LinkedIn Post B generated the highest revenue efficiency.

That's where more effort should go.

Step 4 — Double Down on Revenue-Generating Content

Most content strategies optimize for engagement.

That's a mistake.

Engagement doesn't pay salaries.

Revenue does.

Once you know which content produces the highest RPC, you can:

  • Publish more of the winning formats
  • Expand successful topics
  • Prioritize high-performing channels
  • Stop investing in content that attracts attention but not customers

The goal isn't more content.

The goal is more profitable content.

Content-Level Attribution vs Traditional Analytics

Metric | What It Tells You | What It Doesn't Tell You
Impressions | Reach | Revenue
Clicks | Interest | Revenue
CTR | Engagement | Revenue
Traffic | Visitors | Revenue
Revenue Per Click | Revenue efficiency | —

The problem with impressions, clicks, CTR, and traffic is that they're all upstream metrics.

They suggest potential.

They don't confirm outcomes.

Revenue Per Click connects content performance directly to business results.

That's why it becomes a far more useful decision-making metric.

Where Linkorio Fits

Linkorio helps founders move beyond traffic reports and basic analytics by connecting revenue directly to the links they share.

Instead of stopping at clicks, Linkorio allows you to generate trackable links, attribute revenue to specific content, measure Revenue Per Click, and discover which Tweets, LinkedIn posts, emails, DMs, and community shares actually generate sales.

For founders focused on growth, the goal isn't tracking more data. It's identifying which content creates revenue and doing more of it.

Conclusion

Most solopreneurs don't have a content problem.

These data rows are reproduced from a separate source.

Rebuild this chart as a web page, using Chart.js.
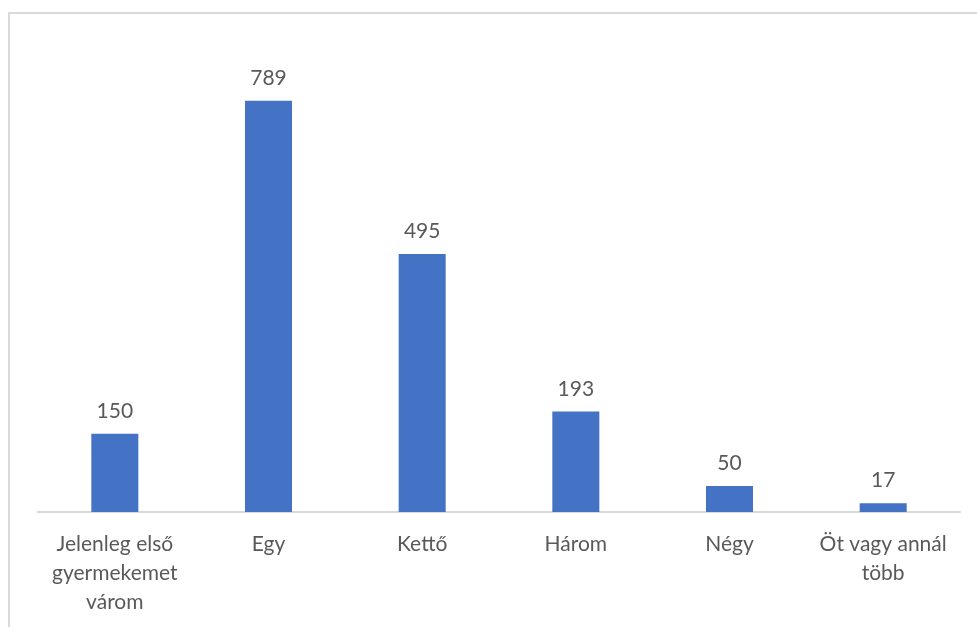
<!DOCTYPE html>
<html>
<head>
  <meta charset="UTF-8">
  <title>Gyermekek száma</title>
  <style>
    body {
      margin: 0;
      background: #fff;
      width: 977px;
      height: 627px;
      overflow: hidden;
      position: relative;
    }
    .frame {
      position: absolute;
      left: 8px;
      top: 12px;
      width: 980px;
      height: 630px;
      border-top: 2px solid #d9d9d9;
      border-left: 2px solid #d9d9d9;
    }
    .chart-box {
      position: absolute;
      left: 0;
      top: 0;
      width: 977px;
      height: 627px;
    }
  </style>
</head>
<body>

  <div class="frame"></div>
  <div class="chart-box">
    <canvas id="kidsChart"></canvas>
  </div>

  <script src="https://cdn.jsdelivr.net/npm/chart.js"></script>
  <script>
    // Data
    const categories = [
      ["Jelenleg első", "gyermekemet", "várom"],
      "Egy",
      "Kettő",
      "Három",
      "Négy",
      ["Öt vagy annál", "több"]
    ];
    const counts = [150, 789, 495, 193, 50, 17];

    const textColor = "#595959";
    const fontFamily = "Lato, 'Open Sans', sans-serif";

    // value labels above bars
    const valueLabels = {
      id: "valueLabels",
      afterDatasetsDraw(chart) {
        const ctx = chart.ctx;
        const meta = chart.getDatasetMeta(0);
        ctx.save();
        ctx.fillStyle = textColor;
        ctx.font = "21px " + fontFamily;
        ctx.textAlign = "center";
        ctx.textBaseline = "bottom";
        meta.data.forEach((bar, i) => {
          ctx.fillText(chart.data.datasets[0].data[i], bar.x, bar.y - 12);
        });
        ctx.restore();
      }
    };

    const ctx = document.getElementById("kidsChart").getContext("2d");
    new Chart(ctx, {
      type: "bar",
      data: {
        labels: categories,
        datasets: [{
          data: counts,
          backgroundColor: "#4472c4",
          barPercentage: 0.306,
          categoryPercentage: 1
        }]
      },
      options: {
        responsive: true,
        maintainAspectRatio: false,
        animation: false,
        layout: { padding: { left: 38, right: 17, top: 43, bottom: 0 } },
        plugins: {
          legend: { display: false },
          tooltip: { enabled: false }
        },
        scales: {
          x: {
            grid: { display: false, drawTicks: false },
            border: { display: true, color: "#d9d9d9", width: 2 },
            ticks: {
              color: textColor,
              font: { family: fontFamily, size: 21, lineHeight: 1.37 },
              padding: 18,
              maxRotation: 0,
              autoSkip: false
            },
            afterFit(scale) { scale.height = 115; }
          },
          y: {
            display: false,
            min: 0,
            max: 900
          }
        }
      },
      plugins: [valueLabels]
    });
  </script>
</body>
</html>
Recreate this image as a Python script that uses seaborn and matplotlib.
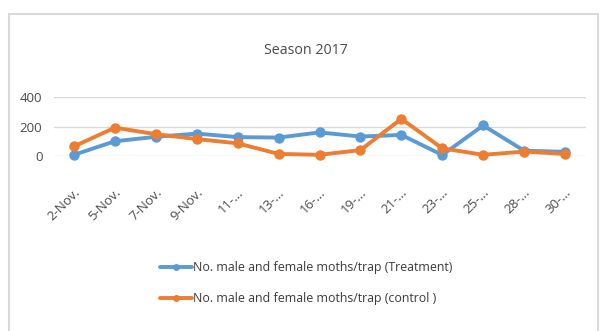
import matplotlib
matplotlib.use("Agg")
import matplotlib.pyplot as plt
import matplotlib.transforms as mtransforms
import seaborn as sns
import pandas as pd
from matplotlib.patches import Rectangle

dates = ["2-Nov.", "5-Nov.", "7-Nov.", "9-Nov.", "11-...", "13-...", "16-...",
         "19-...", "21-...", "23-...", "25-...", "28-...", "30-..."]
treatment = [8, 100, 130, 152, 128, 125, 160, 132, 143, 7, 207, 36, 28]
control = [65, 192, 148, 115, 86, 14, 8, 40, 252, 52, 8, 30, 14]
series_names = ["No. male and female moths/trap (Treatment)",
                "No. male and female moths/trap (control )"]
y_ticks = [0, 200, 400]

blue = "#5B9BD5"
orange = "#ED7D31"
text_grey = "#4a4a4a"

sns.set_theme(style="white")
plt.rcParams["font.family"] = ["Open Sans", "DejaVu Sans"]

df = pd.DataFrame({
    "pos": list(range(len(dates))) * 2,
    "value": treatment + control,
    "series": [series_names[0]] * len(dates) + [series_names[1]] * len(dates),
})

fig = plt.figure(figsize=(6.03, 3.31), dpi=100)
fig.patch.set_facecolor("white")
fig.patches.append(Rectangle((9 / 603, -0.05), 589 / 603, 1 - 14 / 331 + 0.05,
                             transform=fig.transFigure, fill=False,
                             edgecolor="#d9d9d9", linewidth=1.5, zorder=0))

ax = fig.add_axes([53.5 / 603, 1 - 156 / 331, 532 / 603, 59 / 331])
sns.lineplot(data=df, x="pos", y="value", hue="series", sort=False,
             palette=[blue, orange], marker="o", markersize=7.5,
             markeredgewidth=0, linewidth=2.8, ax=ax, legend=False)

ax.set_xlim(-0.5, len(dates) - 0.5)
ax.set_ylim(0, 400)
ax.set_yticks(y_ticks)
ax.set_yticklabels([str(v) for v in y_ticks], fontsize=9.5, color=text_grey)
ax.set_xticks(range(len(dates)))
ax.set_xticklabels(dates, rotation=45, ha="right", va="center",
                   rotation_mode="anchor", fontsize=9.5, color=text_grey)
ax.tick_params(axis="y", length=0, pad=8)
ax.tick_params(axis="x", length=0, pad=25)
shift = mtransforms.ScaledTranslation(4 / 100, 0, fig.dpi_scale_trans)
for lbl in ax.get_xticklabels():
    lbl.set_transform(lbl.get_transform() + shift)
ax.grid(axis="y", color="#d9d9d9", linewidth=1)
ax.set_axisbelow(True)
for s in ax.spines.values():
    s.set_visible(False)
ax.set_xlabel("")
ax.set_ylabel("")
ax.patch.set_alpha(0)
for line in ax.lines:
    line.set_clip_on(False)

fig.text(306 / 603, 1 - 50 / 331, "Season 2017", ha="center", va="center",
         fontsize=10.3, color=text_grey)

handles = [plt.Line2D([], [], color=c, linewidth=2.8, marker="o", markersize=5,
                      markeredgewidth=0) for c in (blue, orange)]
fig.legend(handles, series_names, loc="center", bbox_to_anchor=(306 / 603, 1 - 283 / 331),
           frameon=False, fontsize=8.9, handlelength=2.6, handletextpad=0.1,
           labelspacing=1.45, labelcolor="#3a3a3a")

fig.savefig("out.png", dpi=100, facecolor="white")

They have an attribution problem.

They're measuring impressions, clicks, engagement, and traffic while the most important signal remains hidden.

Stop asking:

"Which post got the most engagement?"

Start asking:

"Which post generated the most revenue?"

Once you can track which content drives sales, every marketing decision becomes clearer—and every piece of content becomes part of a more predictable growth engine.